August 20, 2009

Who Am I

I am finding it hard to remember who I am and what I am about. Taking care of everyone else's problems (NOT), getting up in their business and in their way has made it really easy to lose myself. I don't take care of myself like I do others. I over eat, don't exercise, have gained 30 pounds in a year, tired and sick all the time. Not sure what my hobbies and likes/dislikes are anymore. Funny, I think I knew more about myself in my 20s then I do in my 40s. I am determined to start making a list of things to try or retry, to find out what I like to do and be ME. My Mom always said "you have to take care of number one before you can take care of anything else". I think I will finally try and take her advice.

6 comments:

Susan M DeAngelis said...

I can completely relate to this. I really let myself go in the last 3 years. I'm so down about myself I won't go to a face to face meeting.

I'm here if you ever want to talk.

Sue

Her Big Sad said...

This sounds like someone I know....

ME! Sounds like a good idea, listing things to try.... And I know from experience that when I exercise and eat properly, instead of sitting too much, and eating emotionally, I'm actually happier and more able to handle stress. Weird, but it works!

I know this..... but I too have put back on some weight recently, despite sincerely trying NOT to, while she was incarcerated. Sigh. Guess I didn't try hard enough! Maybe we can encourage each other in that particulare venture!

:)

Mom of Opiate Addict said...

Yes, I eat when I am sad, happy, relieved, dissapointed, and then I am too busy getting up in other people's stuff that I have no time to exercise, etc. It is my addiction that is in the way of finding myself. My addiction of taking care of others and emotionally eating, then giving myself excuses not to take care of my exercise needs and everything else. It needs to be a priority for all of us, we deserve it to be a priority! I will update on my progress and will be following you both, thanks for the encouragement and support.

Madison said...

I think you're on the right path.

Lou said...

If only "everyone else" spent as much time worrying about you! I have seen people become physically ill from worry and stress. A friend of mine got lymphoma, the doctor said it was the result of years of upheaval from her addict son (which she had to handle on her own).

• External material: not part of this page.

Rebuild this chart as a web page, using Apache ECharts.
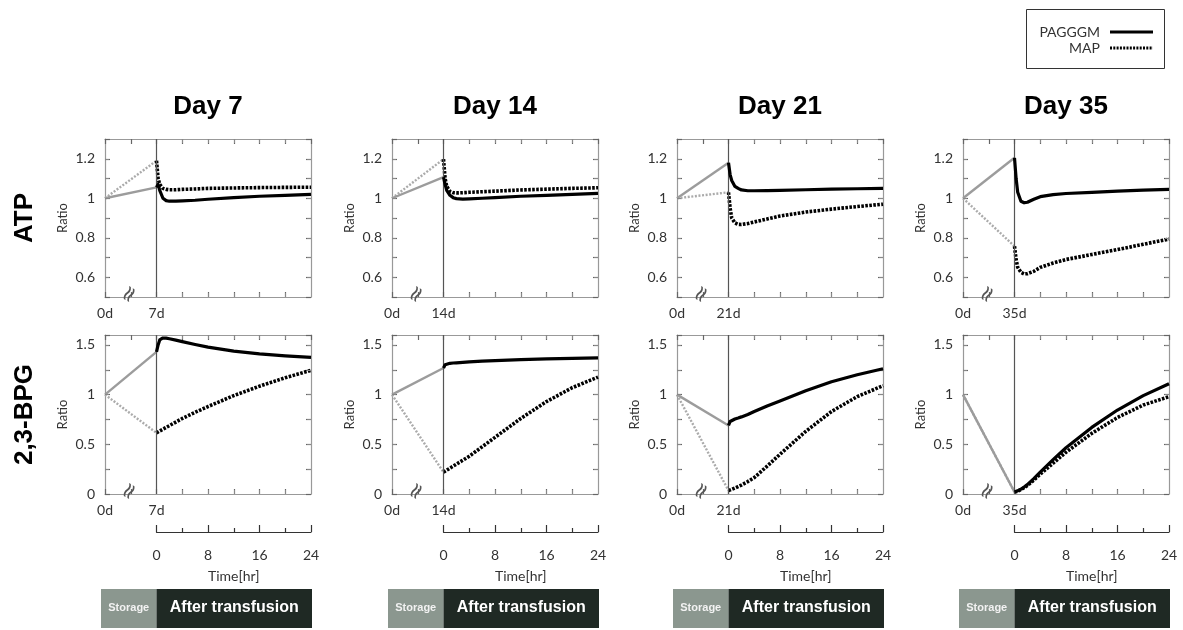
<!DOCTYPE html>
<html>
<head>
<meta charset="utf-8">
<script src="https://cdn.jsdelivr.net/npm/echarts@6/dist/echarts.min.js"></script>
<style>
html,body{margin:0;padding:0;background:#fff;}
#chart{width:1183px;height:630px;}
</style>
</head>
<body>
<div id="chart"></div>
<script>
// ---------------- data ----------------
const days = [7, 14, 21, 35];
const hours = [0, 0.25, 0.5, 1, 1.5, 2, 3, 4, 6, 8, 12, 16, 20, 24];
const storageStart = -8; // storage period drawn on the left of time 0 (0d)

// ATP: value at end of storage (0d value = 1)
const atpStoragePAGGGM = [1.055, 1.107, 1.18, 1.205];
const atpStorageMAP    = [1.19, 1.198, 1.03, 0.757];
// ATP after transfusion (per day, sampled at hours)
const atpPAGGGM_d7  = [1.055, 1.07, 1.04, 1.0, 0.988, 0.985, 0.985, 0.987, 0.99, 0.995, 1.003, 1.01, 1.015, 1.02];
const atpMAP_d7     = [1.19, 1.1, 1.07, 1.05, 1.045, 1.043, 1.043, 1.045, 1.047, 1.05, 1.052, 1.054, 1.055, 1.056];
const atpPAGGGM_d14 = [1.107, 1.07, 1.04, 1.015, 1.003, 0.998, 0.996, 0.997, 1.0, 1.003, 1.01, 1.015, 1.02, 1.025];
const atpMAP_d14    = [1.198, 1.1, 1.06, 1.035, 1.028, 1.027, 1.028, 1.03, 1.033, 1.036, 1.042, 1.046, 1.05, 1.053];
const atpPAGGGM_d21 = [1.18, 1.12, 1.09, 1.06, 1.05, 1.042, 1.038, 1.038, 1.039, 1.04, 1.043, 1.046, 1.048, 1.05];
const atpMAP_d21    = [1.03, 0.95, 0.9, 0.875, 0.868, 0.867, 0.872, 0.88, 0.895, 0.91, 0.93, 0.945, 0.958, 0.97];
const atpPAGGGM_d35 = [1.205, 1.1, 1.03, 0.985, 0.977, 0.98, 0.995, 1.008, 1.018, 1.024, 1.03, 1.036, 1.041, 1.045];
const atpMAP_d35    = [0.757, 0.69, 0.65, 0.625, 0.617, 0.618, 0.63, 0.65, 0.672, 0.69, 0.715, 0.74, 0.767, 0.793];

// 2,3-BPG
const bpgStoragePAGGGM = [1.43, 1.268, 0.69, 0.02];
const bpgStorageMAP    = [0.615, 0.22, 0.035, 0.02];
const bpgPAGGGM_d7  = [1.43, 1.5, 1.55, 1.57, 1.568, 1.562, 1.548, 1.533, 1.505, 1.478, 1.437, 1.41, 1.39, 1.375];
const bpgMAP_d7     = [0.615, 0.625, 0.634, 0.652, 0.67, 0.688, 0.724, 0.76, 0.822, 0.88, 0.99, 1.085, 1.17, 1.245];
const bpgPAGGGM_d14 = [1.268, 1.3, 1.31, 1.315, 1.318, 1.32, 1.325, 1.33, 1.337, 1.343, 1.352, 1.36, 1.365, 1.37];
const bpgMAP_d14    = [0.22, 0.23, 0.24, 0.26, 0.28, 0.3, 0.34, 0.38, 0.475, 0.57, 0.76, 0.93, 1.07, 1.176];
const bpgPAGGGM_d21 = [0.69, 0.73, 0.745, 0.755, 0.765, 0.776, 0.8, 0.83, 0.885, 0.935, 1.04, 1.13, 1.2, 1.26];
const bpgMAP_d21    = [0.035, 0.04, 0.047, 0.06, 0.075, 0.09, 0.125, 0.165, 0.28, 0.4, 0.63, 0.83, 0.98, 1.09];
const bpgPAGGGM_d35 = [0.02, 0.025, 0.032, 0.05, 0.07, 0.095, 0.155, 0.22, 0.345, 0.465, 0.67, 0.845, 0.99, 1.11];
const bpgMAP_d35    = [0.02, 0.022, 0.028, 0.045, 0.063, 0.085, 0.14, 0.2, 0.31, 0.42, 0.61, 0.77, 0.895, 0.98];

const atpAfterPAGGGM = [atpPAGGGM_d7, atpPAGGGM_d14, atpPAGGGM_d21, atpPAGGGM_d35];
const atpAfterMAP    = [atpMAP_d7, atpMAP_d14, atpMAP_d21, atpMAP_d35];
const bpgAfterPAGGGM = [bpgPAGGGM_d7, bpgPAGGGM_d14, bpgPAGGGM_d21, bpgPAGGGM_d35];
const bpgAfterMAP    = [bpgMAP_d7, bpgMAP_d14, bpgMAP_d21, bpgMAP_d35];

// tick values
const atpTickLabels = [0.6, 0.8, 1, 1.2];
const atpTickMarks  = [0.6, 0.7, 0.8, 0.9, 1, 1.1, 1.2];
const bpgTickLabels = [0, 0.5, 1, 1.5];
const bpgTickMarks  = [0.25, 0.5, 0.75, 1, 1.25, 1.5];
const xTickMarks    = [4, 8, 12, 16, 20];
const hrTicks = [0, 8, 16, 24];
const seriesNames = ['PAGGGM', 'MAP'];

// ---------------- layout ----------------
const colLeft = [105, 392, 677, 963];
const W = 206;
const rowTop = [139, 335];
const rowH = [158, 159];
const TICK_PX = 4;
const FONT = 'Lato, "Open Sans", sans-serif';
const BOLD = '"Liberation Sans", Arial, sans-serif';
const frameColor = '#999999';

const grid = [], xAxis = [], yAxis = [], series = [], graphic = [];

function zip(xs, ys){ return xs.map((x,i)=>[x, ys[i]]); }

function frameAxisLine(){ return {show: true, onZero: false, lineStyle: {color: frameColor, width: 1.2}}; }
function frameTick(){ return {show: true, inside: true, length: 5, lineStyle: {color: '#666', width: 1.2}}; }

function addPanel(c, r, yMin, yMax, yInt, tickLabels, tickMarks, storeP, storeM, afterP, afterM){
  const gi = grid.length;
  grid.push({left: colLeft[c], top: rowTop[r], width: W, height: rowH[r], show: false});
  const xb = xAxis.length;
  const day = days[c];
  xAxis.push({
    type: 'value', gridIndex: gi, min: storageStart, max: 24, interval: 4, position: 'bottom',
    axisLine: frameAxisLine(), axisTick: frameTick(), splitLine: {show: false},
    axisLabel: {show: true, fontFamily: FONT, fontSize: 14, color: '#333', margin: 9,
      showMinLabel: true, showMaxLabel: false,
      formatter: v => (Math.abs(v - storageStart) < 1e-6 ? '0d' : (Math.abs(v) < 1e-6 ? day + 'd' : ''))}
  });
  xAxis.push({
    type: 'value', gridIndex: gi, min: storageStart, max: 24, interval: 4, position: 'top',
    axisLine: frameAxisLine(), axisTick: frameTick(), splitLine: {show: false},
    axisLabel: {show: false}
  });
  const yl = yAxis.length;
  const labelSet = tickLabels.map(v => Math.round(v * 100));
  yAxis.push({
    type: 'value', gridIndex: gi, min: yMin, max: yMax, interval: yInt, position: 'left',
    name: 'Ratio', nameLocation: 'middle', nameGap: 36, nameRotate: 90,
    nameTextStyle: {fontFamily: FONT, fontSize: 13, color: '#333'},
    axisLine: frameAxisLine(), axisTick: frameTick(), splitLine: {show: false},
    axisLabel: {fontFamily: FONT, fontSize: 14, color: '#333', margin: 10,
      formatter: v => labelSet.indexOf(Math.round(v * 100)) >= 0 ? String(+(+v).toFixed(2)) : ''}
  });
  yAxis.push({
    type: 'value', gridIndex: gi, min: yMin, max: yMax, interval: yInt, position: 'right',
    axisLine: frameAxisLine(), axisTick: frameTick(), splitLine: {show: false},
    axisLabel: {show: false}
  });
  // inward tick marks on the frame, placed through the axis scales
  const dy = (yMax - yMin) * TICK_PX / rowH[r];
  const dx = (24 - storageStart) * TICK_PX / W;
  const tickSegs = [];
  xTickMarks.forEach(x => {
    tickSegs.push([{coord: [x, yMin]}, {coord: [x, yMin + dy]}]);
    tickSegs.push([{coord: [x, yMax]}, {coord: [x, yMax - dy]}]);
  });
  tickMarks.forEach(y => {
    tickSegs.push([{coord: [storageStart, y]}, {coord: [storageStart + dx, y]}]);
    tickSegs.push([{coord: [24, y]}, {coord: [24 - dx, y]}]);
  });
  // storage lines (gray) on bottom/left axes
  series.push({
    name: seriesNames[0], type: 'line', xAxisIndex: xb, yAxisIndex: yl, symbol: 'none', silent: true,
    data: [[storageStart, 1], [0, storeP]], z: 3,
    lineStyle: {color: '#9c9c9c', width: 2.4},
    markLine: {silent: true, symbol: 'none', label: {show: false}, animation: false,
      lineStyle: {color: '#555', width: 1.2, type: 'solid'}, data: [{xAxis: 0}]}
  });
  series.push({
    name: seriesNames[1], type: 'line', xAxisIndex: xb, yAxisIndex: yl, symbol: 'none', silent: true,
    data: [[storageStart, 1], [0, storeM]], z: 2,
    lineStyle: {color: '#ababab', width: 2.4, type: [2, 1.6]},
    markLine: {silent: true, symbol: 'none', label: {show: false}, animation: false,
      lineStyle: {color: '#888', width: 1, type: 'solid'}, data: tickSegs},
    markPoint: {silent: true, symbol: 'rect', symbolSize: 1, itemStyle: {color: 'rgba(0,0,0,0)'},
      label: {show: true, position: 'inside', formatter: '\u2248', fontSize: 22, color: '#555', rotate: 60,
        fontFamily: 'DejaVu Sans'},
      data: [{coord: [-4.1, yMin + (yMax - yMin) * 0.015]}]}
  });
  // after transfusion (black) on top/right axes (same scales)
  series.push({
    name: seriesNames[0], type: 'line', xAxisIndex: xb + 1, yAxisIndex: yl + 1, symbol: 'none', silent: true,
    data: zip(hours, afterP), smooth: false, z: 5,
    lineStyle: {color: '#000', width: 3.2, join: 'round'}
  });
  series.push({
    name: seriesNames[1], type: 'line', xAxisIndex: xb + 1, yAxisIndex: yl + 1, symbol: 'none', silent: true,
    data: zip(hours, afterM), smooth: false, z: 4,
    lineStyle: {color: '#000', width: 3.6, type: [2.6, 1.4], cap: 'butt', join: 'round'}
  });
}

for (let c = 0; c < 4; c++) {
  addPanel(c, 0, 0.5, 1.3, 0.1, atpTickLabels, atpTickMarks, atpStoragePAGGGM[c], atpStorageMAP[c], atpAfterPAGGGM[c], atpAfterMAP[c]);
  addPanel(c, 1, 0, 1.6, 0.25, bpgTickLabels, bpgTickMarks, bpgStoragePAGGGM[c], bpgStorageMAP[c], bpgAfterPAGGGM[c], bpgAfterMAP[c]);
  // hour axis
  const gi = grid.length;
  const vx = colLeft[c] + W * (-storageStart) / (24 - storageStart);
  grid.push({left: vx, top: 500, width: colLeft[c] + W - vx, height: 32, show: false});
  xAxis.push({
    type: 'value', gridIndex: gi, min: 0, max: 24, interval: 8, position: 'bottom',
    axisLine: {show: true, onZero: false, lineStyle: {color: '#333', width: 1.2}},
    axisTick: {show: true, inside: true, length: 7, lineStyle: {color: '#333', width: 1.2}},
    minorTick: {show: true, splitNumber: 2, length: 4, lineStyle: {color: '#333', width: 1.2}},
    splitLine: {show: false},
    axisLabel: {fontFamily: FONT, fontSize: 14, color: '#333', margin: 16, showMaxLabel: true, showMinLabel: true,
      formatter: v => hrTicks.indexOf(v) >= 0 ? String(v) : ''},
    name: 'Time[hr]', nameLocation: 'middle', nameGap: 37,
    nameTextStyle: {fontFamily: FONT, fontSize: 14, color: '#333'}
  });
  yAxis.push({type: 'value', gridIndex: gi, min: 0, max: 1, show: false});

  // column title
  graphic.push({type: 'text', x: colLeft[c] + W / 2, y: 107,
    style: {text: 'Day ' + days[c], fontFamily: BOLD, fontWeight: 'bold',
      fontSize: 26, fill: '#000', align: 'center', verticalAlign: 'middle'}});
  // storage / after transfusion bars
  const bx0 = colLeft[c] - 4, bx2 = colLeft[c] + W + 1;
  graphic.push({type: 'rect', shape: {x: bx0, y: 589, width: vx - bx0, height: 39}, style: {fill: '#8b978f'}});
  graphic.push({type: 'rect', shape: {x: vx, y: 589, width: bx2 - vx, height: 39}, style: {fill: '#1f2924'}});
  graphic.push({type: 'text', x: (bx0 + vx) / 2, y: 608,
    style: {text: 'Storage', fontFamily: BOLD, fontWeight: 'bold', fontSize: 11,
      fill: '#f2f2f2', align: 'center', verticalAlign: 'middle'}});
  graphic.push({type: 'text', x: (vx + bx2) / 2, y: 608,
    style: {text: 'After transfusion', fontFamily: BOLD, fontWeight: 'bold', fontSize: 16,
      fill: '#ffffff', align: 'center', verticalAlign: 'middle'}});
}

// row labels
graphic.push({type: 'text', x: 25, y: rowTop[0] + rowH[0] / 2, rotation: Math.PI / 2,
  style: {text: 'ATP', fontFamily: BOLD, fontWeight: 'bold', fontSize: 26,
    fill: '#000', align: 'center', verticalAlign: 'middle'}});
graphic.push({type: 'text', x: 25, y: rowTop[1] + rowH[1] / 2, rotation: Math.PI / 2,
  style: {text: '2,3-BPG', fontFamily: BOLD, fontWeight: 'bold', fontSize: 26,
    fill: '#000', align: 'center', verticalAlign: 'middle'}});

// legend box
graphic.push({type: 'rect', shape: {x: 1026.5, y: 9.5, width: 138, height: 59}, style: {fill: '#fff', stroke: '#333', lineWidth: 1}});
graphic.push({type: 'text', x: 1100, y: 32, style: {text: seriesNames[0], fontFamily: FONT, fontSize: 14, fill: '#333', align: 'right', verticalAlign: 'middle'}});
graphic.push({type: 'text', x: 1100, y: 48, style: {text: seriesNames[1], fontFamily: FONT, fontSize: 14, fill: '#333', align: 'right', verticalAlign: 'middle'}});
graphic.push({type: 'line', shape: {x1: 1110, y1: 32, x2: 1153, y2: 32}, style: {stroke: '#000', lineWidth: 3}});
graphic.push({type: 'line', shape: {x1: 1110, y1: 48, x2: 1153, y2: 48}, style: {stroke: '#000', lineWidth: 3, lineDash: [2, 1.3]}});

const chart = echarts.init(document.getElementById('chart'), null, {renderer: 'canvas'});
chart.setOption({
  animation: false,
  backgroundColor: '#fff',
  grid, xAxis, yAxis, series, graphic
});
</script>
</body>
</html>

I feel taking care of yourself is the first priority in letting the addict know the family does not revolve around them.

CJ said...

This is a common problem with caretakers, those who do it professionally or those who assume the caretaker role in a family. Individuals who are somewhat more selfish ----takers not givers ----are much saner. We all have to say "no" sometimes.

When my grandmother, who lived with our family, had advanced alzheimers, my mother was tired, sick, and crazy most of the time. It was like taking care of a 130 lb baby. My mom's going through menopause at the time probably didn't help. I was away at college. My sister lived nearby and could help sometimes, but she was working full-time and going to graduate school. Finally, we talked to my mom's three sisters and made a schedule for each to put in one day every-other week to take care of my grandmother. My mother left the house so she wouldn't get sucked into caregiving. She shopped, went to the park, had her hair done, sat in the library, or just pulled the car into a parking lot to read or nap. One or two days off each week resulted in her getting better within weeks.

At some point, others need to take responsibility for themselves. If you continue to do it, they will continue to NOT do it.